In her first four years after graduating, Steele was very happy practicing intellectual property law at Pattishall, McAuliffe, Newbury, Hilliard & Geraldson in Chicago, focused on copyright, advertising, and trademark issues. “I loved my work and the firm, and I could easily imagine myself doing that kind of work at Pattishall for a very long time, or even for the rest of my career,” she said.

Life intervened when her husband, ’02 classmate Scott Edenfield, received an offer that they agreed he couldn’t pass up, to work at the US Attorney’s office in Miami. She went there with him, and did commercial litigation work at Greenberg Traurig. “I handled a lot of litigation, and found that I liked that a lot, too,” she recalled.
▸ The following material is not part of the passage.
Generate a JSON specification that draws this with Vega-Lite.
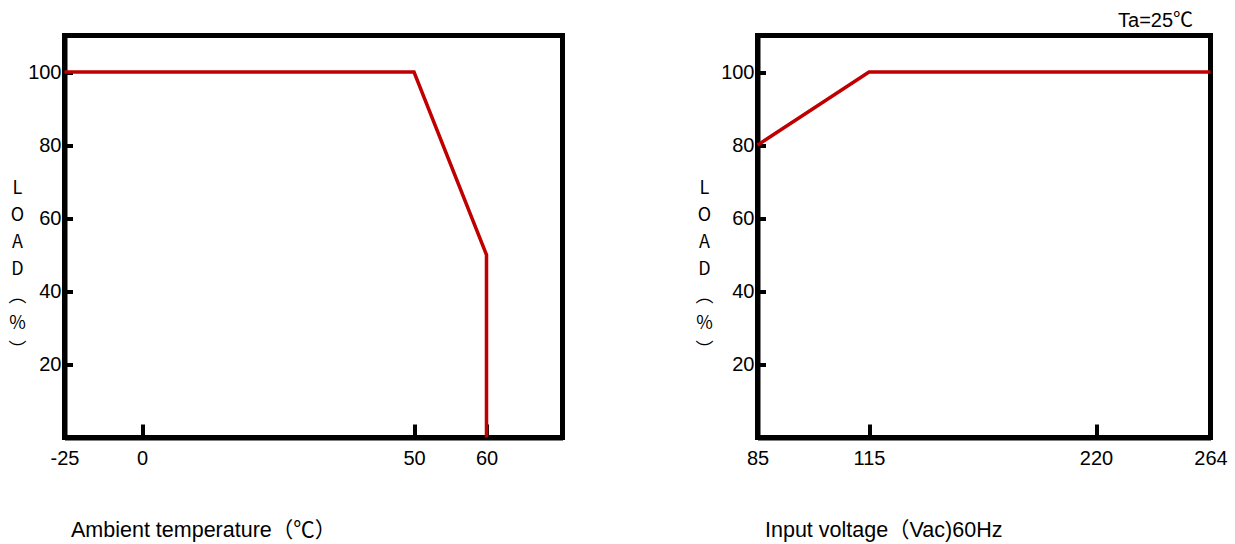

When an opportunity came for the couple to return to Chicago in 2011, Steele heard that McDonald’s was hiring for its marketing and intellectual property legal team, and she decided to take a shot. “IP law was what I had most liked doing, but I had been out of that field for more than four years, and I had no experience working as a lawyer at a company,” she recalled. “I was pretty sure they wouldn’t hire me. But they did. And it’s been a wonderful journey since then.”

She sought out a broad range of responsibilities at McDonald’s, serving in four different roles in her first ten years there, including GC for Latin America and managing counsel of an international team.

“I learned skills [at the Law School] that helped me in every job I had, and I trusted that they would help me in any new situation.”

 
 

“When an opportunity would come up to try something new, I raised my hand,” she said. “My time at the Law School had a lot to do with that. I learned skills there that helped me in every job I had, and I trusted that they would help me in any new situation. And it wasn’t just skills of legal analysis and writing; it was also the ability to hear all viewpoints in a situation and come up with good solutions. That has helped me immensely with leadership responsibilities, particularly now as a member of the company’s executive team.”

Steele acts on her appreciation of the Law School in many ways: meeting with small groups of students in the “lunch with alumni leaders” program and speaking at larger events, serving on reunion committees, and participating in the women’s mentoring program.

Looking to the future, Steele doesn’t see her responsibilities ever becoming routine. “Being part of the executive team means constantly being engaged in fascinating discussions and decisions, particularly because McDonald’s is not just another big company—many people have strong emotional feelings toward the brand, and it becomes a lightning rod for many kinds of issues that affect not just the company but all of society. I might not have expected to be where I am now, but I am incredibly happy that I am.”